Kemper suspiró y miró a su compañera. Kurtz hizo lo mismo y notó que ella fijaba sus ojos en él. Era obvio que le reconocía, debió de leer su nombre antes de comenzar el interrogatorio. ¿Por eso no hablaba? Kurtz se sorprendió al darse cuenta, a través del dolor de cabeza, de que estaba tan guapa como siempre. Más, en realidad.

—¿Vio al asaltante o asaltantes? —preguntó Kemper.

—No lo recuerdo.

—¿Entró en ese garaje como parte de una conspiración para disparar y matar a la agente O’Toole?

Kurtz se limitó a mirar a su interlocutor. Estaba idiotizado por el dolor y la contusión, pero nadie era tan estúpido.

El doctor Singh rellenó el silencio.

—Detectives, una conmoción tan severa suele venir acompañada de la pérdida del recuerdo del accidente que la provocó.

—Ajá —musitó Kemper al tiempo que cerraba su libreta—. Esto no fue un accidente, doctor. Y este tipo recuerda solo lo que quiere recordar.

—Paul —intervino la detective—, déjalo en paz. Tenemos las cintas. Deja que Kurtz se tome un calmante y duerma un poco, hablaremos con él por la mañana.

—Por la mañana tendrá abogado —dijo Kemper.

La mujer sacudió la cabeza.

—No, no lo tendrá.

Habían pasado veinte años desde la última vez que Kurtz vio a Rigby King. ¿Cuál era su apellido de casada? Algo árabe, según recordaba. Se seguía pareciendo a la Rigby que conoció en el orfanato del padre Baker y con la que se reencontró de nuevo en Tailandia. Ojos marrones, una figura llena, cabello corto y oscuro y una sonrisa tan rápida y radiante como la de la gimnasta a la que le debía su nombre.

Kemper abandonó la habitación y Rigby se acercó a la cama y alzó una mano como si fuera a apretar el hombro de Kurtz.
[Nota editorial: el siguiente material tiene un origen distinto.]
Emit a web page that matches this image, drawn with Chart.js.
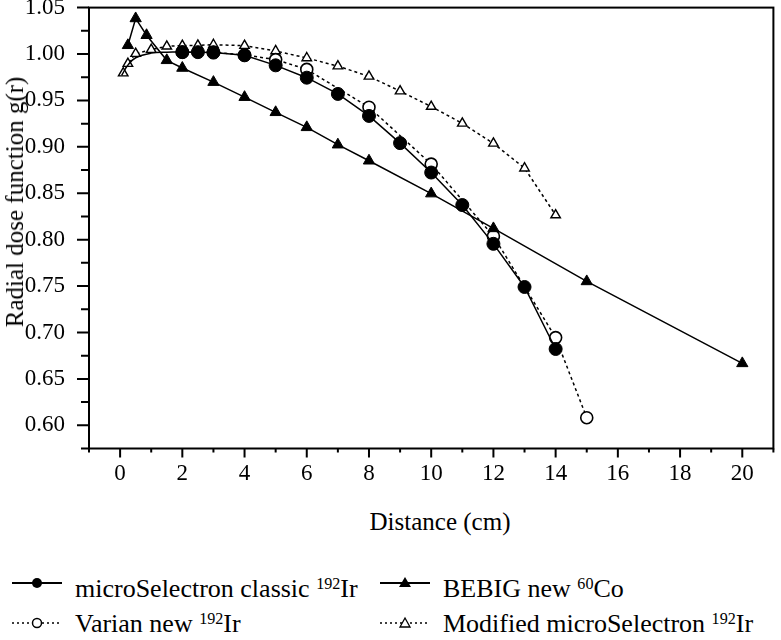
<!DOCTYPE html>
<html>
<head>
<meta charset="utf-8">
<script src="https://cdn.jsdelivr.net/npm/chart.js@4.4.1/dist/chart.umd.min.js"></script>
<style>
  body { margin: 0; background: #fff; width: 781px; height: 640px; position: relative; overflow: hidden; font-family: "Liberation Serif", serif; color: #000; }
  #wrap { position: absolute; left: 0; top: 0; width: 781px; height: 500px; }
  .ytitle { position: absolute; left: 15px; top: 202px; transform: translate(-50%, -50%) rotate(-90deg); font: 25px "Liberation Serif", serif; white-space: nowrap; }
  .xtitle { position: absolute; left: 440px; top: 522px; transform: translate(-50%, -50%); font: 25px "Liberation Serif", serif; white-space: nowrap; }
  .sym { position: absolute; }
  .lab { position: absolute; font: 26px/1 "Liberation Serif", serif; white-space: nowrap; }
  .lab sup { font-size: 0.62em; vertical-align: 0.5em; line-height: 0; }
</style>
</head>
<body>
<div id="wrap"><canvas id="chart" width="781" height="500"></canvas></div>
<div class="ytitle">Radial dose function g(r)</div>
<div class="xtitle">Distance (cm)</div>

<svg class="sym" style="left:10px;top:573px" width="54" height="20">
  <line x1="2" y1="10" x2="52" y2="10" stroke="#000" stroke-width="2"/>
  <circle cx="27" cy="10" r="5" fill="#000"/>
</svg>
<div class="lab" style="left:75px;top:576px">microSelectron classic <sup>192</sup>Ir</div>
<svg class="sym" style="left:378px;top:573px" width="54" height="20">
  <line x1="2" y1="10" x2="52" y2="10" stroke="#000" stroke-width="2"/>
  <polygon points="27,4 33,14 21,14" fill="#000"/>
</svg>
<div class="lab" style="left:443px;top:576px">BEBIG new <sup>60</sup>Co</div>

<svg class="sym" style="left:10px;top:613px" width="54" height="20">
  <line x1="2" y1="10" x2="52" y2="10" stroke="#000" stroke-width="1.5" stroke-dasharray="2,3"/>
  <circle cx="27" cy="10" r="4.5" fill="#fff" stroke="#000" stroke-width="1.5"/>
</svg>
<div class="lab" style="left:75px;top:611px">Varian new <sup>192</sup>Ir</div>
<svg class="sym" style="left:378px;top:613px" width="54" height="20">
  <line x1="2" y1="10" x2="52" y2="10" stroke="#000" stroke-width="1.5" stroke-dasharray="2,3"/>
  <polygon points="27,5 32,14 22,14" fill="#fff" stroke="#000" stroke-width="1.3"/>
</svg>
<div class="lab" style="left:443px;top:611px">Modified microSelectron <sup>192</sup>Ir</div>

<script>
// tick labels
const xTicks = [0, 2, 4, 6, 8, 10, 12, 14, 16, 18, 20];
const yTicks = [0.60, 0.65, 0.70, 0.75, 0.80, 0.85, 0.90, 0.95, 1.00, 1.05];

// microSelectron classic 192Ir
const msDist = [2, 2.5, 3, 4, 5, 6, 7, 8, 9, 10, 11, 12, 13, 14];
const msClassic = [1.002, 1.002, 1.0015, 0.9986, 0.9878, 0.9745, 0.957, 0.9333, 0.904, 0.8723, 0.8373, 0.7955, 0.749, 0.6822];
// its smooth curve below 2 cm (no markers)
const msNearDist = [0.05, 0.25, 0.5, 1, 1.5, 2];
const msNear = [0.977, 0.988, 0.996, 1.001, 1.002, 1.002];

// BEBIG new 60Co
const bebigDist = [0.25, 0.5, 0.85, 1.5, 2, 3, 4, 5, 6, 7, 8, 10, 12, 15, 20];
const bebig = [1.0094, 1.0383, 1.0202, 0.9932, 0.9849, 0.9697, 0.9535, 0.9372, 0.921, 0.9023, 0.885, 0.8496, 0.8121, 0.755, 0.6667];

// Varian new 192Ir
const varianDist = [2, 3, 4, 5, 6, 8, 10, 12, 14, 15];
const varian = [1.002, 1.002, 0.999, 0.994, 0.9834, 0.9427, 0.8814, 0.8038, 0.6945, 0.6082];

// Modified microSelectron 192Ir
const modDist = [0.1, 0.25, 0.5, 1, 1.5, 2, 2.5, 3, 4, 5, 6, 7, 8, 9, 10, 11, 12, 13, 14];
const modMs = [0.9794, 0.9896, 1.0004, 1.0047, 1.0083, 1.009, 1.0094, 1.010, 1.009, 1.0033, 0.9957, 0.987, 0.9759, 0.960, 0.9434, 0.9253, 0.9037, 0.877, 0.8265];

const pts = (xs, ys) => xs.map((x, i) => ({ x: x, y: ys[i] }));

// box round the plot plus the outward tick marks
const frame = {
  id: 'frame',
  afterDatasetsDraw(chart) {
    const { ctx, chartArea: a, scales: { x, y } } = chart;
    ctx.save();
    ctx.strokeStyle = '#000';
    ctx.lineWidth = 2;
    ctx.strokeRect(a.left, a.top, a.right - a.left, a.bottom - a.top);
    ctx.beginPath();
    for (let v = -1; v <= 21; v++) {
      const px = x.getPixelForValue(v);
      ctx.moveTo(px, a.bottom);
      ctx.lineTo(px, a.bottom + (v % 2 === 0 ? 9 : 4));
    }
    for (let i = 0; i <= 19; i++) {
      const py = y.getPixelForValue(0.575 + i * 0.025);
      ctx.moveTo(a.left, py);
      ctx.lineTo(a.left - (i % 2 === 1 ? 12 : 8), py);
    }
    ctx.stroke();
    ctx.restore();
  }
};

const tickFont = { family: 'Liberation Serif', size: 23 };

new Chart(document.getElementById('chart'), {
  type: 'line',
  data: {
    datasets: [
      {
        label: 'microSelectron classic 192Ir',
        data: pts(msDist, msClassic),
        borderColor: '#000', backgroundColor: '#000', borderWidth: 1.5,
        pointStyle: 'circle', pointRadius: 6.5, pointBorderWidth: 1,
        order: 0
      },
      {
        label: 'microSelectron classic 192Ir (short r)',
        data: pts(msNearDist, msNear),
        borderColor: '#000', borderWidth: 1.5, tension: 0.4,
        pointRadius: 0,
        order: 0
      },
      {
        label: 'BEBIG new 60Co',
        data: pts(bebigDist, bebig),
        borderColor: '#000', backgroundColor: '#000', borderWidth: 1.5,
        pointStyle: 'triangle', pointRadius: 6.5, pointBorderWidth: 1,
        order: 1
      },
      {
        label: 'Varian new 192Ir',
        data: pts(varianDist, varian),
        borderColor: '#000', backgroundColor: '#fff', borderWidth: 1.5, borderDash: [3, 3],
        pointStyle: 'circle', pointRadius: 6, pointBorderWidth: 1.6,
        order: 2
      },
      {
        label: 'Modified microSelectron 192Ir',
        data: pts(modDist, modMs),
        borderColor: '#000', backgroundColor: '#fff', borderWidth: 1.5, borderDash: [3, 3],
        pointStyle: 'triangle', pointRadius: 5.5, pointBorderWidth: 1.4,
        order: 3
      }
    ]
  },
  options: {
    responsive: false,
    animation: false,
    layout: { padding: { top: 7.5, right: 2, bottom: 11.5, left: 0 } },
    plugins: { legend: { display: false }, tooltip: { enabled: false } },
    scales: {
      x: {
        type: 'linear', min: -1, max: 21,
        grid: { display: false }, border: { display: false },
        afterBuildTicks: s => { s.ticks = xTicks.map(v => ({ value: v })); },
        afterFit: s => { s.height = 40; s.paddingLeft = 0; s.paddingRight = 0; },
        ticks: { color: '#000', font: tickFont, padding: 4, maxRotation: 0, autoSkip: false }
      },
      y: {
        type: 'linear', min: 0.575, max: 1.05,
        grid: { display: false }, border: { display: false },
        afterBuildTicks: s => { s.ticks = yTicks.map(v => ({ value: v })); },
        afterFit: s => { s.width = 89; s.paddingTop = 0; s.paddingBottom = 0; },
        ticks: { color: '#000', font: tickFont, padding: 16, callback: v => v.toFixed(2) }
      }
    }
  },
  plugins: [frame]
});
</script>
</body>
</html>
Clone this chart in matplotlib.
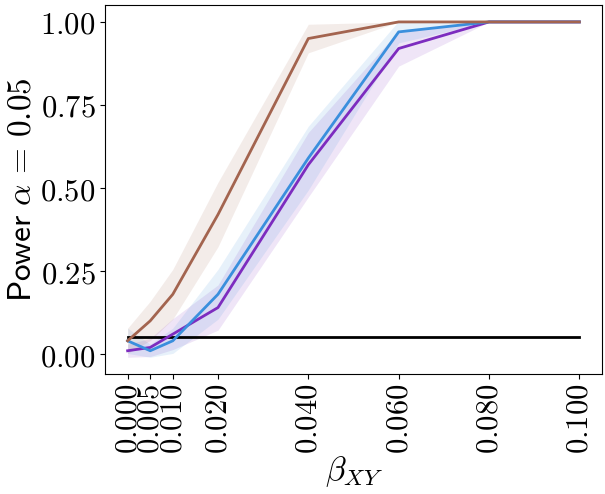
import matplotlib
matplotlib.use("Agg")
import matplotlib.pyplot as plt

plt.rcParams["mathtext.fontset"] = "cm"
plt.rcParams["font.family"] = "serif"
plt.rcParams["font.serif"] = ["DejaVu Serif"]

# effect sizes on the x axis
beta = [0.0, 0.005, 0.01, 0.02, 0.04, 0.06, 0.08, 0.1]
tick_labels = ["0.000", "0.005", "0.010", "0.020", "0.040", "0.060", "0.080", "0.100"]

# power curves and their bands
brown = [0.04, 0.10, 0.18, 0.42, 0.95, 1.00, 1.00, 1.00]
brown_lo = [0.002, 0.041, 0.105, 0.323, 0.907, 1.00, 1.00, 1.00]
brown_hi = [0.078, 0.159, 0.255, 0.517, 0.993, 1.00, 1.00, 1.00]

blue = [0.04, 0.01, 0.04, 0.18, 0.59, 0.97, 1.00, 1.00]
blue_lo = [0.002, -0.0095, 0.002, 0.105, 0.494, 0.937, 1.00, 1.00]
blue_hi = [0.078, 0.0295, 0.078, 0.255, 0.686, 1.003, 1.00, 1.00]

purple = [0.01, 0.02, 0.06, 0.14, 0.57, 0.92, 1.00, 1.00]
purple_lo = [-0.0095, -0.0074, 0.0135, 0.072, 0.473, 0.867, 1.00, 1.00]
purple_hi = [0.0295, 0.0474, 0.1065, 0.208, 0.667, 0.973, 1.00, 1.00]

alpha_level = 0.05

BROWN = "#a3644f"
BLUE = "#3a8fdd"
PURPLE = "#7d2cbf"

fig = plt.figure(figsize=(6.05, 4.94), dpi=100)
ax = fig.add_axes([0.1736, 0.2429, 0.8214, 0.747])

for y, lo, hi, c in [(purple, purple_lo, purple_hi, PURPLE),
                     (blue, blue_lo, blue_hi, BLUE),
                     (brown, brown_lo, brown_hi, BROWN)]:
    ax.fill_between(beta, lo, hi, color=c, alpha=0.12, linewidth=0)

ax.plot(beta, [alpha_level] * len(beta), color="black", lw=2)
ax.plot(beta, purple, color=PURPLE, lw=2)
ax.plot(beta, blue, color=BLUE, lw=2)
ax.plot(beta, brown, color=BROWN, lw=2)

ax.set_xlim(-0.005, 0.105)
ax.set_ylim(-0.06, 1.051)
ax.set_xticks(beta)
ax.set_xticklabels(["$%s$" % t for t in tick_labels], rotation=90, fontsize=22)
yt = [0.0, 0.25, 0.5, 0.75, 1.0]
ax.set_yticks(yt)
ax.set_yticklabels(["$%.2f$" % v for v in yt], fontsize=22)
ax.set_xlabel(r"$\beta_{XY}$", fontsize=24, labelpad=0)
ax.set_ylabel(r"$\mathsf{Power}\ \alpha\,=\,0.05$", fontsize=24, labelpad=2)

fig.savefig("out.png", dpi=100)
En su lugar, agarró la baranda de metal de la cama y la zarandeó ligeramente, provocando que el brazo y la muñeca esposada de Kurtz se agitaran.

—Duerme un poco, Joe.

—Sí.

Cuando los dos policías se hubieron marchado, Singh llamó a la enfermera y le inyectaron algo en la vía.

—Es algo para el dolor y un sedante suave —dijo el doctor—. Le hemos tenido semiconsciente y bajo observación el tiempo suficiente para permitirnos dejarle ahora dormir sin preocuparnos demasiado por los efectos de la conmoción.

—Sí —dijo Kurtz.

En cuanto los dos se fueron, Kurtz bajó la mano, arrancó gasas y cintas y se quitó la vía del brazo.

Joe Kurtz había visto muchas veces lo que podía pasarle a un hombre drogado e indefenso en una cama de hospital. Además, tenía mucho que pensar, sobrellevando aquel dolor, hasta que llegara la mañana.